John Reid obviously wants to be Prime Minister and his performance over the transatlantic hijack plot has sent his stock soaring. Just remember that shares can go up as well as down, he's also very right-wing, he's not an especially likeable person (it's useful to be liked when your party is falling to bits), and he's profoundly, irredeemably, Central Belt Scottish. There are a lot of questions to be answered here, but at the end of the day I can not only see "John Reid, Prime Minister" as a possibility, I can see him winning re-election in 2010.

However, my real tip for an outside bet worth keeping an eye on is Jack Straw. Straw has been around for a long time, is the ultimate internal hack, will know how to win votes among his parliamentary collegaues and the unions in Labour's complicated electoral college system, and he's redeemed himself with many of the left-wing rank and file members by getting sacked by Blair for being too pro-Palestinian. Watch Jack Straw.

What about the other parties? What about the Tories and their recovery?

The first point worth remembering is that in the latter days of Thatcher, Labour were more than 20% ahead in the polls. And even poor Iain Duncan Smith had the odd good poll. Mid-terms polls when the government is tearing itself to bits are one thing, winning elections is another. Leading mid-term polls in these circumstances by 5-9% isn't only no big deal, it's nothing of consequence at all.

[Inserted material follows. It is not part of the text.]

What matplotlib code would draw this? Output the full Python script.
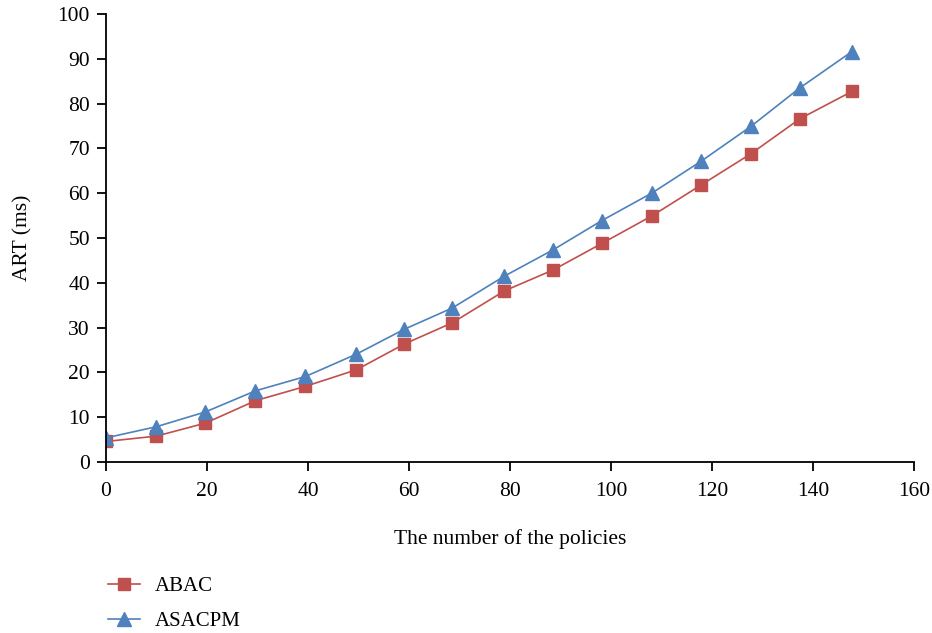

Cameron has restored the Tories’ credibility with the media, yes, but has he done it with the voters? It’s far too early to tell.

As for the LibDems, ditching Kennedy was right but Ming Campbell was a desperately bad choice. He was clearly out of his depth in the leadership campaign and he can't give an interview without making a stupid policy concession to a reporter. I can't believe that many people actually voted for him as leader after seeing his lame performances on TV. However, the LibDem front-bench is strong, probably stronger than it ever has been - the more the public see of Huhne, Clegg and Davey and the less of Campbell the better it will be for them.

Oh, and does anyone really think Britain's Middle East quagmire will be forgotten about by 2010? And even if it is, Vietnam may not have cost Nixon the 1968 or 72 election, but it combined with Watergate to cost Ford 76. The LibDems are the only party who agree with the public on the seminal foreign policy question of the day. They sort of need to remember that and say it a bit more often.

All this political confusion makes me think the next General Election will produce a hung parliament, which is what I've thought since about a year before the last one.

And the great addition to the unpredictability is the continued success of 4th parties in both the polls and local elections. The Greens, UKIP and BNP between them will easily poll 10% at the next general election if they contest enough seats. That, in effect, reduces the 'winning post' in a first-past-the-post electoral system and makes the whole thing very difficult to predict, although its net effect is probably to help Labour slightly.